Pretrained Grounding DINO with Commercial License

Description

Open vocabulary object detection is a computer vision technique that can detect one or multiple objects in a frame based on the text input. Object detection recognizes the individual objects in an image and places bounding boxes around the object. This model card contains pre-trained weights for the Grounding DINO object detection networks pretrained on the commercial dataset. Note that the model in this model card can be used for commercial purpose.

References

Zhang, H., Li, F., Liu, S., Zhang, L., Su, H., Zhu, J., Ni, L., Shum, H.: DINO: DETR with Improved DeNoising Anchor Boxes for End-to-End Object Detection.
Ziu, S., Zeng, Z., Ren, T., Li, F., Zhang, H., Yang, J., Li, C., Yang, J., Su, H., Zhu, J., Zhang, L.: Grounding DINO: Marrying DINO with Grounded Pre-Training for Open-Set Object Detection.
Devlin, J., Chang, M., Lee, K., Toutanova, K.: BERT: PRe-training of Deep Bidirectional Transformers for Language Understanding.
Liu, Z., Lin, Y., Cao, Y., Hu, H., Wei, Y., Zhang, Z., Lin, S., Guo, B.: Swin Transformer: Hierarchical Vision Transformer using Shifted Windows.

License

The licenses to use this model is covered by the Model EULA. By downloading the unpruned or pruned version of the model, you accept the terms and conditions of these licenses

Model Architecture

Architecture Type: Transformer-based Network Architecture

Network Architecture

Backbone: Window attention based Transformers called Swin-Tiny and BERT-Base text encoder.
Encoder: 6 layers of Multi-headed attention with deformable attention layers.
Decoders: 6 layers of Multi-headed attention with deformable attention layers.

More Details

The models in this instance are object detectors that take RGB images and list of phrases as input and produce bounding boxes and classes as output. More specifically, this model was trained with Swin-Tiny backbone that was trained using a supervised manner on NVIDIA proprietary data called NVImageNetv2, which allows commercial usage. In addition, BERT-Base was used as the starting weight for text tower. Finally, Grounding DINO was trained end-to-end on about 1.8M images that were collected from publicly available datasets. Note that we ensured that all the raw images used during training have commercial licenses to ensure safe commercial usage.

Input

Input Type(s): Image and list of captions of tokenized through HuggingFace

Input Format(s): Red, Green, Blue (RGB) and tokenized inputs. Can support any input resolution and images do not need any additional pre-processing (e.g. alpha channels or bits)

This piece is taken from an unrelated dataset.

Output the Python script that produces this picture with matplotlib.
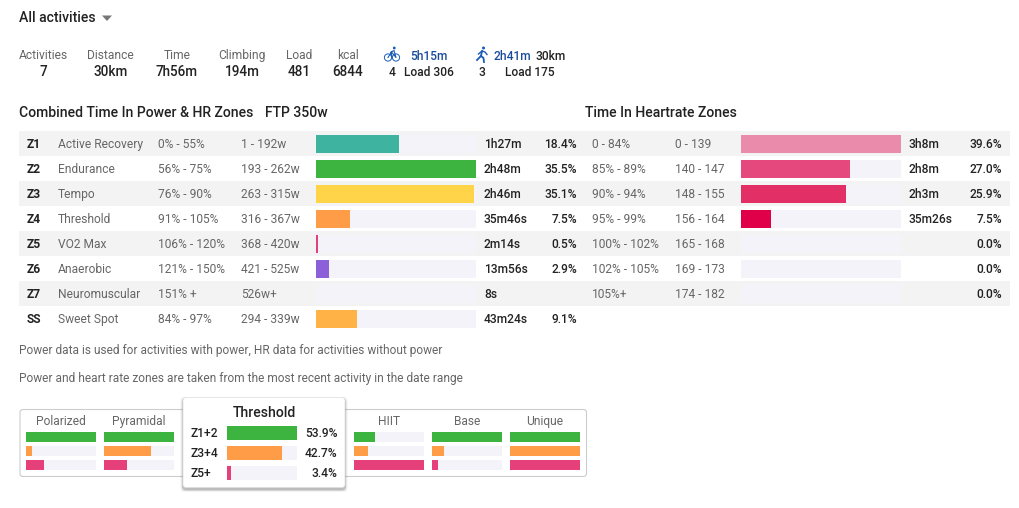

Input Parameters: Multiple dimensions. See below for detailed input shapes

Other Properties Related to Input:

inputs: B X 3 X 544 X 960 (Batch Size x Channel x Height x Width)
input_ids: B x 256 (Batch Size x Max Token Length )
attention_mask: B x 256 (Batch Size x Max Token Length )
position_ids: B x 256 (Batch Size x Max Token Length )
token_type_ids: B x 256 (Batch Size x Max Token Length )
text_token_mask: B x 256 x 256 (Batch Size x Max Token Length x Max Token Length)
Because ONNX / TensorRT can't take string as input, we've offloaded tokenizer outside of the model graph. See TAO-Deploy repo on running tokenization through HuggingFace.

Output

Output Type(s): Bounding Boxes and Confidence Scores for each detected object in the input image.

Output Formats: One Dimensional (1D), Two Dimensional (2D) vectors

Other Properties Related to Output:

pred_logits: B x 900 (Batch Size x Number of Queries)
pred_boxes: B x 900 x 4 (Batch Size x Number of Queries x Coordinates in cxcywh format)

Software Integration

Runtime Engine(s):

TAO - 5.5.0

Supported Hardware Architecture(s):

NVIDIA Ampere
NVIDIA Jetson
NVIDIA Hopper
NVIDIA Lovelace
NVIDIA Pascal
NVIDIA Turing
NVIDIA Volta

Supported Operating System(s):

Linux
Linux 4 Tegra

Model Versions

grounding_dino_swin_tiny_commercial_trainable_v1.0 - Pre-trained Swin-Tiny Grounding DINO model for finetune.
grounding_dino_swin_tiny_commercial_deployable_v1.0 - Swin-Tiny Grounding DINO model deployable.

Training & Evaluation:

This model was trained using the grounding_dino entrypoint in TAO. The training algorithm optimizes the network to minimize the localization and contrastive embedding loss between text and visual features.

Using this Model

These models need to be used with NVIDIA hardware and software. For hardware, the models can run on any NVIDIA GPU including NVIDIA Jetson devices. These models can only be used with Train Adapt Optimize (TAO) Toolkit, or TensorRT.

The intended use for these models is detecting objects in a color (RGB) image. The model can be used to detect objects from photos and videos by using appropriate video or image decoding and pre-processing.

These models are intended for training and fine-tune with the TAO Toolkit and your datasets for object detection. High-fidelity models can be trained with new use cases. A Jupyter Notebook is available as a part of the TAO container and can be used to re-train.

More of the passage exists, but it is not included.